[Begin]

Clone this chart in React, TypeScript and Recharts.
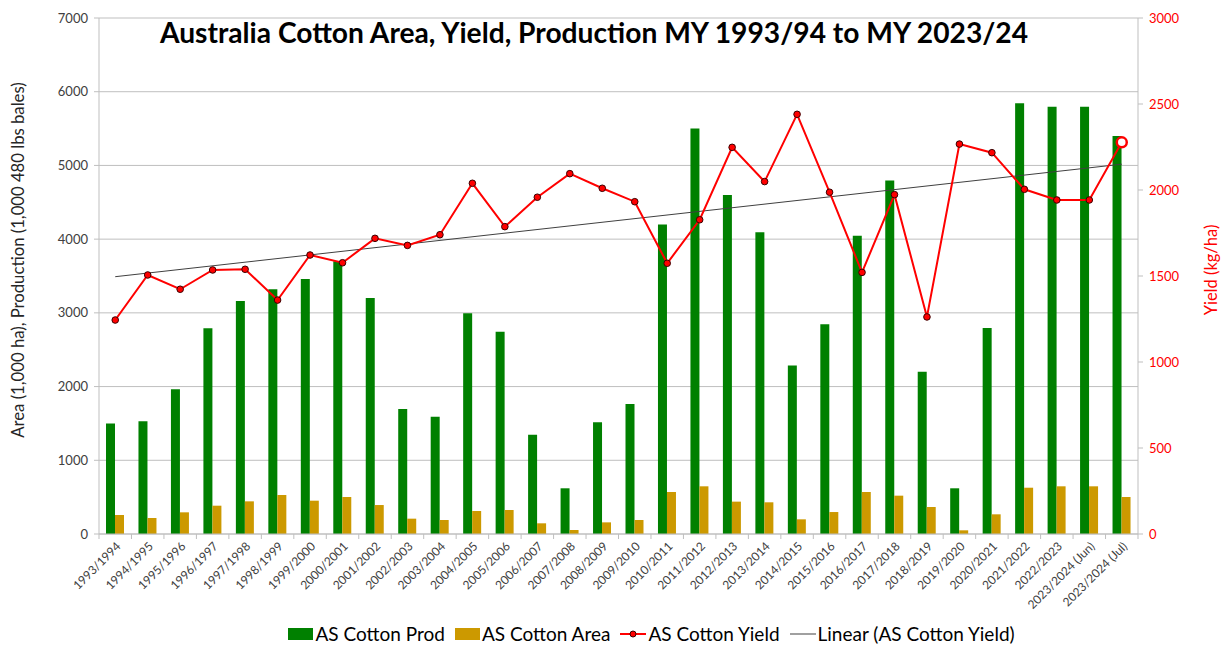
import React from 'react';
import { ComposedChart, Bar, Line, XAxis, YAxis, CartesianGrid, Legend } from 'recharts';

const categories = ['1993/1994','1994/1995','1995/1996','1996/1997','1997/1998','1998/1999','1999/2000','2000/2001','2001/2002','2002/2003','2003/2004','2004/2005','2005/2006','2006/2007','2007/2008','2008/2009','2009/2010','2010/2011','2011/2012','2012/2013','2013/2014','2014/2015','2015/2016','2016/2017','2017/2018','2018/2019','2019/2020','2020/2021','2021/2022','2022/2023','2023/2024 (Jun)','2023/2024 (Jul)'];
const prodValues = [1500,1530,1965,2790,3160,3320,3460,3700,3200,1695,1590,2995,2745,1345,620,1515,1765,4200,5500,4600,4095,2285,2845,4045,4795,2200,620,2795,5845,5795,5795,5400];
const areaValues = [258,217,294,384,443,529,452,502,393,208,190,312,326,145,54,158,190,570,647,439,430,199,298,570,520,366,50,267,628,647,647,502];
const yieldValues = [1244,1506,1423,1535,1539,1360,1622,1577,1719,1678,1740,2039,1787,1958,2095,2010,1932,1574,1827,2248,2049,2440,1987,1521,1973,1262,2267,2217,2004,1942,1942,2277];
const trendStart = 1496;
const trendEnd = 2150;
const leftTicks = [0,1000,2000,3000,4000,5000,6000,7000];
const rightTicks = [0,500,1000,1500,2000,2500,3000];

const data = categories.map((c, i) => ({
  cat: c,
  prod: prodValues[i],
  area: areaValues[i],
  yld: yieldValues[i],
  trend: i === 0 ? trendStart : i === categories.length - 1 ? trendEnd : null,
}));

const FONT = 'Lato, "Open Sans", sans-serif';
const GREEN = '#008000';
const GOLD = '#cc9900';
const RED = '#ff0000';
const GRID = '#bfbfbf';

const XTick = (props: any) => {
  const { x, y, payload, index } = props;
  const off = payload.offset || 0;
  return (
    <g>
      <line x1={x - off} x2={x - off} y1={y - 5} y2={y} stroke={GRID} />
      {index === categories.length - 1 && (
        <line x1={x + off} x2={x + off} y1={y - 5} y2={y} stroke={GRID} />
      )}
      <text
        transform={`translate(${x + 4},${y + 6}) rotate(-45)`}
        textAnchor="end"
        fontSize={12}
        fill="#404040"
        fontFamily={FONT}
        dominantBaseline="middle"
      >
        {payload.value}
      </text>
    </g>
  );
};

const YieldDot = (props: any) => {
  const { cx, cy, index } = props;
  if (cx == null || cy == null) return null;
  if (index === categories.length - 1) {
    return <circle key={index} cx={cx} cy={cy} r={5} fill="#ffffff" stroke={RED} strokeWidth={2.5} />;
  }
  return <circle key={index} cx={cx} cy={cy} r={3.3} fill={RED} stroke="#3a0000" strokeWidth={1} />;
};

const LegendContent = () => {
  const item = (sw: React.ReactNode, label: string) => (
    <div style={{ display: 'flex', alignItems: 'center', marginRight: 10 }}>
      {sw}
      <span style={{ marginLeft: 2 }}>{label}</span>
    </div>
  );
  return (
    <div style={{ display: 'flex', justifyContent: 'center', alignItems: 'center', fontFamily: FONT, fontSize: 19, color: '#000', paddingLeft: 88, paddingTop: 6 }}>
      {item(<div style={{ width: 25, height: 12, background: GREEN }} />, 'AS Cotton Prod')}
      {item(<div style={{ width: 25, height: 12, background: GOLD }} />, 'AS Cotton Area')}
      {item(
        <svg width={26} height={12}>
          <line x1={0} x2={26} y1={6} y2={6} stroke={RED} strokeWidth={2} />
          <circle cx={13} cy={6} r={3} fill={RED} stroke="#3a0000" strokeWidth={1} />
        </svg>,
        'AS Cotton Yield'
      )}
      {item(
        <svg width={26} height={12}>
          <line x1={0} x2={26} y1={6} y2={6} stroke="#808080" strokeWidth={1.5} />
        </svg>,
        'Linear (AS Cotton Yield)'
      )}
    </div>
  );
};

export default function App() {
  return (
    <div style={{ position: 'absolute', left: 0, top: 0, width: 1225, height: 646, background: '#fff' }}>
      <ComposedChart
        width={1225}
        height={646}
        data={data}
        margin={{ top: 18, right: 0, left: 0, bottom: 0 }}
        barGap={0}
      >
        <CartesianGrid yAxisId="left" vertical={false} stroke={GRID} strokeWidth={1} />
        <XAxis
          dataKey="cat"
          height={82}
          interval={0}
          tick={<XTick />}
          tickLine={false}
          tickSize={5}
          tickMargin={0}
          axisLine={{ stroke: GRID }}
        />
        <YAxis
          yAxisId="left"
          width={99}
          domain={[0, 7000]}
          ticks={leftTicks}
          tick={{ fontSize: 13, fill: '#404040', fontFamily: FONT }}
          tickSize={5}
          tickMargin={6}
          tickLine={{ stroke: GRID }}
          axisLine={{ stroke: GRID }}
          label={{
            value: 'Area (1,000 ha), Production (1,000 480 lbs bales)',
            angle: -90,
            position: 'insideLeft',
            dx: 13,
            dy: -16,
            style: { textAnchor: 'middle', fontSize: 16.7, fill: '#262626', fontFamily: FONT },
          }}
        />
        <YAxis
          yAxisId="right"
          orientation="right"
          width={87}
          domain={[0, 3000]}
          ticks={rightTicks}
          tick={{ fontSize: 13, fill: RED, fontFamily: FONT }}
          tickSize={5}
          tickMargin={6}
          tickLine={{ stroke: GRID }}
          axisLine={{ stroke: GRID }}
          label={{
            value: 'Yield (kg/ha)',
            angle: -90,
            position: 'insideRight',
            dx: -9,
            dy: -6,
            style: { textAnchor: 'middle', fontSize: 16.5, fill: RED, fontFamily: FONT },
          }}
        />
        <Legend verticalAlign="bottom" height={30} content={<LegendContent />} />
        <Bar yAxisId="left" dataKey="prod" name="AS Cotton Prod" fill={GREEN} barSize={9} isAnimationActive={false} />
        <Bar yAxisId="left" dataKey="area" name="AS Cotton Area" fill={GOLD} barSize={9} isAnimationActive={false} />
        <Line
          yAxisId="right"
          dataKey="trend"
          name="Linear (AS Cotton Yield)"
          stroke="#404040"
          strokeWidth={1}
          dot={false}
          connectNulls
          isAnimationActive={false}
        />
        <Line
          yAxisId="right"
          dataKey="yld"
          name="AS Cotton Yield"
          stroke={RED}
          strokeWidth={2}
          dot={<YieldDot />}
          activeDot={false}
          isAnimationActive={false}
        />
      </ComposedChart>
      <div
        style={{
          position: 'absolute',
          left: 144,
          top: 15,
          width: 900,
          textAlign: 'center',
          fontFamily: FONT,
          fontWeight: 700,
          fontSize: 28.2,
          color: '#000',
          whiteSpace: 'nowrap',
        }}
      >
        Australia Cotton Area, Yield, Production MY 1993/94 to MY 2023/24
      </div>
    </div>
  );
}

[End]

What you have to do | Skip the pictures, then retype every line above exactly.

Exercise result |
Clone this chart in React, TypeScript and Recharts.
import React from 'react';
import { ComposedChart, Bar, Line, XAxis, YAxis, CartesianGrid, Legend } from 'recharts';

const categories = ['1993/1994','1994/1995','1995/1996','1996/1997','1997/1998','1998/1999','1999/2000','2000/2001','2001/2002','2002/2003','2003/2004','2004/2005','2005/2006','2006/2007','2007/2008','2008/2009','2009/2010','2010/2011','2011/2012','2012/2013','2013/2014','2014/2015','2015/2016','2016/2017','2017/2018','2018/2019','2019/2020','2020/2021','2021/2022','2022/2023','2023/2024 (Jun)','2023/2024 (Jul)'];
const prodValues = [1500,1530,1965,2790,3160,3320,3460,3700,3200,1695,1590,2995,2745,1345,620,1515,1765,4200,5500,4600,4095,2285,2845,4045,4795,2200,620,2795,5845,5795,5795,5400];
const areaValues = [258,217,294,384,443,529,452,502,393,208,190,312,326,145,54,158,190,570,647,439,430,199,298,570,520,366,50,267,628,647,647,502];
const yieldValues = [1244,1506,1423,1535,1539,1360,1622,1577,1719,1678,1740,2039,1787,1958,2095,2010,1932,1574,1827,2248,2049,2440,1987,1521,1973,1262,2267,2217,2004,1942,1942,2277];
const trendStart = 1496;
const trendEnd = 2150;
const leftTicks = [0,1000,2000,3000,4000,5000,6000,7000];
const rightTicks = [0,500,1000,1500,2000,2500,3000];

const data = categories.map((c, i) => ({
  cat: c,
  prod: prodValues[i],
  area: areaValues[i],
  yld: yieldValues[i],
  trend: i === 0 ? trendStart : i === categories.length - 1 ? trendEnd : null,
}));

const FONT = 'Lato, "Open Sans", sans-serif';
const GREEN = '#008000';
const GOLD = '#cc9900';
const RED = '#ff0000';
const GRID = '#bfbfbf';

const XTick = (props: any) => {
  const { x, y, payload, index } = props;
  const off = payload.offset || 0;
  return (
    <g>
      <line x1={x - off} x2={x - off} y1={y - 5} y2={y} stroke={GRID} />
      {index === categories.length - 1 && (
        <line x1={x + off} x2={x + off} y1={y - 5} y2={y} stroke={GRID} />
      )}
      <text
        transform={`translate(${x + 4},${y + 6}) rotate(-45)`}
        textAnchor="end"
        fontSize={12}
        fill="#404040"
        fontFamily={FONT}
        dominantBaseline="middle"
      >
        {payload.value}
      </text>
    </g>
  );
};

const YieldDot = (props: any) => {
  const { cx, cy, index } = props;
  if (cx == null || cy == null) return null;
  if (index === categories.length - 1) {
    return <circle key={index} cx={cx} cy={cy} r={5} fill="#ffffff" stroke={RED} strokeWidth={2.5} />;
  }
  return <circle key={index} cx={cx} cy={cy} r={3.3} fill={RED} stroke="#3a0000" strokeWidth={1} />;
};

const LegendContent = () => {
  const item = (sw: React.ReactNode, label: string) => (
    <div style={{ display: 'flex', alignItems: 'center', marginRight: 10 }}>
      {sw}
      <span style={{ marginLeft: 2 }}>{label}</span>
    </div>
  );
  return (
    <div style={{ display: 'flex', justifyContent: 'center', alignItems: 'center', fontFamily: FONT, fontSize: 19, color: '#000', paddingLeft: 88, paddingTop: 6 }}>
      {item(<div style={{ width: 25, height: 12, background: GREEN }} />, 'AS Cotton Prod')}
      {item(<div style={{ width: 25, height: 12, background: GOLD }} />, 'AS Cotton Area')}
      {item(
        <svg width={26} height={12}>
          <line x1={0} x2={26} y1={6} y2={6} stroke={RED} strokeWidth={2} />
          <circle cx={13} cy={6} r={3} fill={RED} stroke="#3a0000" strokeWidth={1} />
        </svg>,
        'AS Cotton Yield'
      )}
      {item(
        <svg width={26} height={12}>
          <line x1={0} x2={26} y1={6} y2={6} stroke="#808080" strokeWidth={1.5} />
        </svg>,
        'Linear (AS Cotton Yield)'
      )}
    </div>
  );
};

export default function App() {
  return (
    <div style={{ position: 'absolute', left: 0, top: 0, width: 1225, height: 646, background: '#fff' }}>
      <ComposedChart
        width={1225}
        height={646}
        data={data}
        margin={{ top: 18, right: 0, left: 0, bottom: 0 }}
        barGap={0}
      >
        <CartesianGrid yAxisId="left" vertical={false} stroke={GRID} strokeWidth={1} />
        <XAxis
          dataKey="cat"
          height={82}
          interval={0}
          tick={<XTick />}
          tickLine={false}
          tickSize={5}
          tickMargin={0}
          axisLine={{ stroke: GRID }}
        />
        <YAxis
          yAxisId="left"
          width={99}
          domain={[0, 7000]}
          ticks={leftTicks}
          tick={{ fontSize: 13, fill: '#404040', fontFamily: FONT }}
          tickSize={5}
          tickMargin={6}
          tickLine={{ stroke: GRID }}
          axisLine={{ stroke: GRID }}
          label={{
            value: 'Area (1,000 ha), Production (1,000 480 lbs bales)',
            angle: -90,
            position: 'insideLeft',
            dx: 13,
            dy: -16,
            style: { textAnchor: 'middle', fontSize: 16.7, fill: '#262626', fontFamily: FONT },
          }}
        />
        <YAxis
          yAxisId="right"
          orientation="right"
          width={87}
          domain={[0, 3000]}
          ticks={rightTicks}
          tick={{ fontSize: 13, fill: RED, fontFamily: FONT }}
          tickSize={5}
          tickMargin={6}
          tickLine={{ stroke: GRID }}
          axisLine={{ stroke: GRID }}
          label={{
            value: 'Yield (kg/ha)',
            angle: -90,
            position: 'insideRight',
            dx: -9,
            dy: -6,
            style: { textAnchor: 'middle', fontSize: 16.5, fill: RED, fontFamily: FONT },
          }}
        />
        <Legend verticalAlign="bottom" height={30} content={<LegendContent />} />
        <Bar yAxisId="left" dataKey="prod" name="AS Cotton Prod" fill={GREEN} barSize={9} isAnimationActive={false} />
        <Bar yAxisId="left" dataKey="area" name="AS Cotton Area" fill={GOLD} barSize={9} isAnimationActive={false} />
        <Line
          yAxisId="right"
          dataKey="trend"
          name="Linear (AS Cotton Yield)"
          stroke="#404040"
          strokeWidth={1}
          dot={false}
          connectNulls
          isAnimationActive={false}
        />
        <Line
          yAxisId="right"
          dataKey="yld"
          name="AS Cotton Yield"
          stroke={RED}
          strokeWidth={2}
          dot={<YieldDot />}
          activeDot={false}
          isAnimationActive={false}
        />
      </ComposedChart>
      <div
        style={{
          position: 'absolute',
          left: 144,
          top: 15,
          width: 900,
          textAlign: 'center',
          fontFamily: FONT,
          fontWeight: 700,
          fontSize: 28.2,
          color: '#000',
          whiteSpace: 'nowrap',
        }}
      >
        Australia Cotton Area, Yield, Production MY 1993/94 to MY 2023/24
      </div>
    </div>
  );
}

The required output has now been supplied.